Displaced by violence, left without protection
Despite the humanitarian response, major gaps remain, particularly in nutrition and in water, sanitation, and hygiene, raising the risk of cholera and other waterborne diseases. Screenings by MSF in Chuil show alarming malnutrition levels: Of 1,263 children under 5 screened, 54 percent were acutely malnourished, while 21.5 percent of 609 pregnant and breastfeeding women screened were acutely malnourished. Referrals of complicated cases remain a challenge as well.
“Humanitarian organizations are increasing activities in the Chuil area and in Minkaman, but the response still falls short, and many remote communities remain without lifesaving assistance,” said Zakaria Mwatia, MSF head of mission in South Sudan. “We call for an urgent and coordinated scale-up of other humanitarian actors to reach people in the hardest-hit areas — especially those still cut off from aid. Without sustained support, the risk of disease outbreaks and further displacement could rapidly escalate into catastrophe.”
Rebeca, displaced in Yakuach
“I depended on that care”
I worked for many years in Lankien as a traditional birth attendant, helping many women give birth safely. When modern medicine became more available, I started working with the hospital. Even after helping women deliver at home, I always advised them to go to the health facility, including the MSF hospital in Lankien, so they could be checked.
After the conflict started in Jonglei, especially in Lankien, I lost everything. People began to flee, but I refused to leave at first. I am old, and I have been sick for the past five years. My life has not been easy. I was a regular patient at the MSF hospital in Lankien, and I depended on that care.
When the hospital was destroyed, and I saw many houses being burned, including the market that was bombed, I lost hope. I said to myself, "If I die, let me die in my own home." I did not want to move anymore.
Moses, displaced in Chuil
“We fled because we wanted to live”
I remember the time when we were fighting for this country, what is now called South Sudan. It never happened that our homes were burned like this. That war was between the governments. Civilians were not the target. Our markets were not destroyed. People could still live their lives. Even when we were displaced, we would return and find our homes the same way we left them. This time is different.
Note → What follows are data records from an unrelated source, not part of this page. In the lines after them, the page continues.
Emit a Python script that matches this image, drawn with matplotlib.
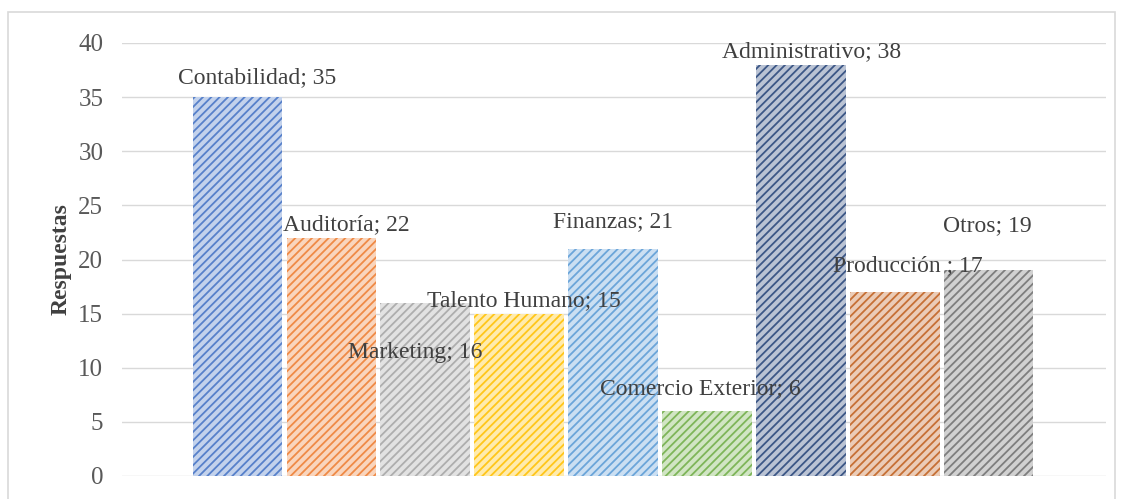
import matplotlib
matplotlib.use("Agg")
import matplotlib.pyplot as plt
from matplotlib.colors import to_rgb
from matplotlib.patches import Rectangle

categories = ["Contabilidad", "Auditoría", "Marketing", "Talento Humano", "Finanzas",
              "Comercio Exterior", "Administrativo", "Producción ", "Otros"]
values = [35, 22, 16, 15, 21, 6, 38, 17, 19]
colors = ["#4472C4", "#ED7D31", "#A5A5A5", "#FFC000", "#5B9BD5",
          "#70AD47", "#264478", "#C0601F", "#707070"]
# label offsets from bar top (pixels)
label_dx = [20, 15, -10, 5, 0, -7, 11, 13, -1]
label_dy = [19, 13, -50, 13, 27, 22, 13, 26, 45]

plt.rcParams["font.family"] = ["Liberation Serif", "DejaVu Serif"]
plt.rcParams["hatch.linewidth"] = 1.3

def lighten(c, f):
    r, g, b = to_rgb(c)
    return (r + (1 - r) * f, g + (1 - g) * f, b + (1 - b) * f)

fig = plt.figure(figsize=(11.23, 4.99), dpi=100)
ax = fig.add_axes([122 / 1123, 1 - 476 / 499, (1106 - 122) / 1123, (476 - 43) / 499])

for i, (v, c) in enumerate(zip(values, colors)):
    ax.bar(i, v, width=0.955, facecolor=lighten(c, 0.68), edgecolor=lighten(c, 0.1),
           linewidth=0, hatch="////", zorder=2)
    ax.annotate(f"{categories[i]}; {v}", (i, v), xytext=(label_dx[i], label_dy[i]),
                textcoords="offset pixels", ha="center", va="center",
                fontsize=17, color="#404040", zorder=3)

ax.set_xlim(-1.23, 9.25)
ax.set_ylim(0, 40)
ax.set_yticks(range(0, 41, 5))
ax.set_xticks([])
ax.tick_params(axis="y", length=0, labelsize=18, labelcolor="#595959", pad=13.5)
ax.grid(axis="y", color="#D9D9D9", linewidth=1, zorder=0)
for s in ax.spines.values():
    s.set_visible(False)
ax.set_ylabel("Respuestas", fontsize=17, fontweight="bold", color="#404040", labelpad=5)

fig.patches.append(Rectangle((8 / 1123, -0.05), (1115 - 8) / 1123, 1.05 - 12 / 499,
                             transform=fig.transFigure, fill=False,
                             edgecolor="#D9D9D9", linewidth=1.2))

fig.savefig("out.png", dpi=100)
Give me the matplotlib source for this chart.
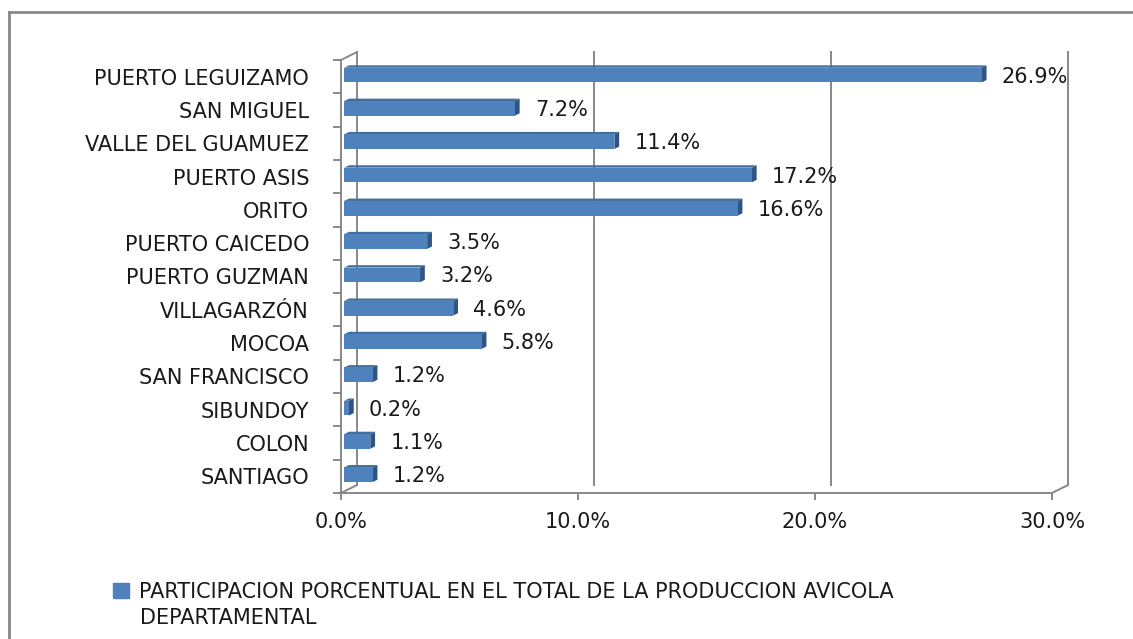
import numpy as np
import matplotlib.pyplot as plt
from matplotlib.patches import Polygon, Patch
from matplotlib.lines import Line2D

municipios = ["SANTIAGO", "COLON", "SIBUNDOY", "SAN FRANCISCO", "MOCOA",
              "VILLAGARZÓN", "PUERTO GUZMAN", "PUERTO CAICEDO", "ORITO",
              "PUERTO ASIS", "VALLE DEL GUAMUEZ", "SAN MIGUEL", "PUERTO LEGUIZAMO"]
participacion = [1.2, 1.1, 0.2, 1.2, 5.8, 4.6, 3.2, 3.5, 16.6, 17.2, 11.4, 7.2, 26.9]
xticks = [0, 10, 20, 30]
serie = ["PARTICIPACION PORCENTUAL EN EL TOTAL DE LA PRODUCCION AVICOLA",
         "DEPARTAMENTAL"]

W, H = 1133, 639
gray = "#888888"
azul = "#4F81BD"
negro = "#1a1a1a"
fs = 15

fig = plt.figure(figsize=(W / 100, H / 100), dpi=100)
ax = fig.add_axes([341 / W, (H - 493) / H, (1052 - 341) / W, (493 - 60) / H])
ax.set_xlim(0, 30)
ax.set_ylim(-0.5, len(municipios) - 0.5)

# profundidad del efecto 3D en unidades de datos
DX = 16 / (711 / 30)
DY = 8 / (433 / len(municipios))
f0, f1 = 0.2, 0.5
h = 0.44
top = len(municipios) - 0.5

# pared del fondo y bordes del piso
for g in xticks:
    ax.plot([g + DX, g + DX], [-0.5 + DY, top + DY], color=gray, lw=1.4, clip_on=False, zorder=1)
ax.plot([0, DX], [top, top + DY], color=gray, lw=1.4, clip_on=False, zorder=1)
ax.plot([0, DX], [-0.5, -0.5 + DY], color=gray, lw=1.4, clip_on=False, zorder=1)
ax.plot([30, 30 + DX], [-0.5, -0.5 + DY], color=gray, lw=1.4, clip_on=False, zorder=1)

# barras: cara frontal con barh, tapa y lateral como poligonos
y = np.arange(len(municipios))
ax.barh(y + f0 * DY, participacion, height=h, left=f0 * DX, color=azul, zorder=3)
for i, v in enumerate(participacion):
    y0 = i - h / 2 + f0 * DY
    y1 = i + h / 2 + f0 * DY
    tapa = [(f0 * DX, y1), (v + f0 * DX, y1),
            (v + f1 * DX, y1 + (f1 - f0) * DY), (f1 * DX, y1 + (f1 - f0) * DY)]
    lado = [(v + f0 * DX, y0), (v + f0 * DX, y1),
            (v + f1 * DX, y1 + (f1 - f0) * DY), (v + f1 * DX, y0 + (f1 - f0) * DY)]
    ax.add_patch(Polygon(tapa, closed=True, fc="#41709F", ec="none", zorder=2))
    ax.add_patch(Polygon(lado, closed=True, fc="#2F5587", ec="none", zorder=2))
    ax.annotate(f"{v:.1f}%", xy=(v + f1 * DX, i), xytext=(11, 0),
                textcoords="offset points", va="center", ha="left",
                fontsize=fs, color=negro, zorder=4)

for s in ["top", "right"]:
    ax.spines[s].set_visible(False)
for s in ["bottom", "left"]:
    ax.spines[s].set_color(gray)
    ax.spines[s].set_linewidth(1.4)

ax.set_xticks(xticks)
ax.set_xticklabels([f"{t:.1f}%" for t in xticks])
ax.tick_params(axis="x", direction="out", length=5, width=1.4, color=gray,
               pad=9, labelsize=fs, labelcolor=negro)

ax.set_yticks(np.arange(-0.5, len(municipios), 1))
ax.set_yticklabels([])
ax.tick_params(axis="y", which="major", direction="out", length=6, width=1.4, color=gray)
ax.set_yticks(y, minor=True)
ax.set_yticklabels(municipios, minor=True)
ax.tick_params(axis="y", which="minor", length=0, pad=23, labelsize=fs, labelcolor=negro)

# leyenda: primera linea con el marcador, segunda linea debajo
fig.legend(handles=[Patch(color=azul)], labels=[serie[0]], loc="center left",
           bbox_to_anchor=(113 / W, 1 - 592 / H), frameon=False, fontsize=fs,
           handlelength=0.75, handleheight=0.75, handletextpad=0.5,
           labelcolor=negro, borderpad=0, borderaxespad=0)
fig.text(140 / W, 1 - 618 / H, serie[1], fontsize=fs, color=negro,
         ha="left", va="center")

# marco exterior
fig.add_artist(Line2D([9 / W, 9 / W], [0, 1 - 12 / H], color=gray, lw=2))
fig.add_artist(Line2D([9 / W, 1], [1 - 12 / H, 1 - 12 / H], color=gray, lw=2))

fig.savefig("out.png", dpi=100)
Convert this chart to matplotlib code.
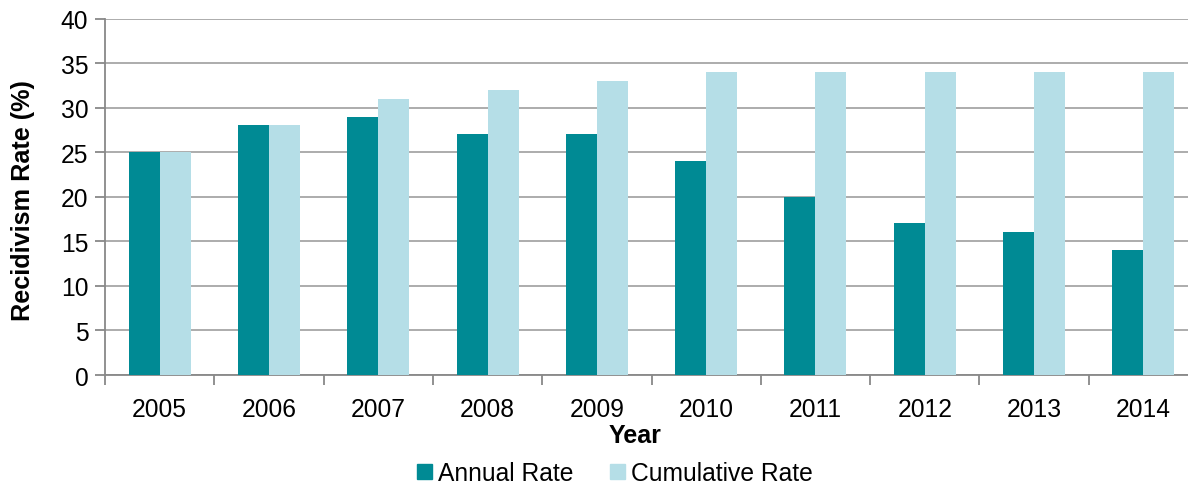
import matplotlib
matplotlib.use("Agg")
import matplotlib.pyplot as plt
import numpy as np
from matplotlib.patches import Patch

years = ["2005", "2006", "2007", "2008", "2009", "2010", "2011", "2012", "2013", "2014"]
annual = [25, 28, 29, 27, 27, 24, 20, 17, 16, 14]
cumulative = [25, 28, 31, 32, 33, 34, 34, 34, 34, 34]
yticks = [0, 5, 10, 15, 20, 25, 30, 35, 40]

plt.rcParams['font.family'] = ['Liberation Sans', 'DejaVu Sans']

W, H = 1188, 485
fig = plt.figure(figsize=(W / 100, H / 100), dpi=100)
ax = fig.add_axes([105 / W, 1 - 376 / H, (1198 - 105) / W, (376 - 19.5) / H])

c_annual = "#008A94"
c_cum = "#B5DEE7"
grid_c = "#A6A6A6"

x = np.arange(len(years))
bw = 0.284
ax.bar(x - bw / 2, annual, bw, color=c_annual, zorder=3)
ax.bar(x + bw / 2, cumulative, bw, color=c_cum, zorder=3)

ax.set_xlim(-0.5, len(years) - 0.5)
ax.set_ylim(0, 40)
ax.set_yticks(yticks)
ax.yaxis.grid(True, color=grid_c, linewidth=1.3, zorder=0)
ax.set_axisbelow(True)

for s in ["top", "right"]:
    ax.spines[s].set_visible(False)
for s in ["left", "bottom"]:
    ax.spines[s].set_color("#888888")
    ax.spines[s].set_linewidth(1.3)

ax.set_xticks(x)
ax.set_xticklabels(years)
ax.set_xticks(np.arange(-0.5, len(years) + 0.5, 1), minor=True)
ax.tick_params(axis="x", which="major", length=0, labelsize=17.7, pad=16)
ax.tick_params(axis="x", which="minor", length=7, width=1.3, color="#888888", direction="out")
ax.tick_params(axis="y", length=7, width=1.3, color="#888888", labelsize=17.7, pad=5)

fig.text(635 / W, 1 - 436 / H, "Year", ha="center", va="center", fontsize=18, fontweight="bold")
fig.text(23 / W, 1 - 201 / H, "Recidivism Rate (%)", ha="center", va="center",
         rotation=90, fontsize=18.2, fontweight="bold")

handles = [Patch(color=c_annual, label="Annual Rate"), Patch(color=c_cum, label="Cumulative Rate")]
fig.legend(handles=handles, loc="center", bbox_to_anchor=(615 / W, 1 - 474 / H), ncol=2,
           frameon=False, fontsize=17.7, handlelength=0.6, handleheight=0.6,
           handletextpad=0.25, columnspacing=1.5, borderaxespad=0, borderpad=0)

fig.savefig("out.png", dpi=100)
I was living in Yuai when government forces entered the town. I was forced to leave, and I lost my property. I ran to Waat, thinking I would be safe there, but the same thing happened again. I had to flee from Waat to Lankien, my ancestral land. I thought I would stay there, but again I was forced to run. I carried nothing with me, only my walking stick. This is the worst situation I have ever seen in my life.
Nyamai, displaced in Chuil
"Look into my eyes"
Everyone fled. Those who remained behind are the disabled, the elderly who cannot walk, and the visually impaired. They might die there, and that is my biggest fear. But we have already started to accept this reality. This situation is about life and death, and right now death is chasing us in every direction.
We left our homes in Lankien running from bullets and airstrikes. While we were moving through the bush, armed men attacked people. Some were killed and children were abducted. In the group I was traveling with, some girls were taken into the bush. I cannot say what was done to them. I only thank God that they came back alive.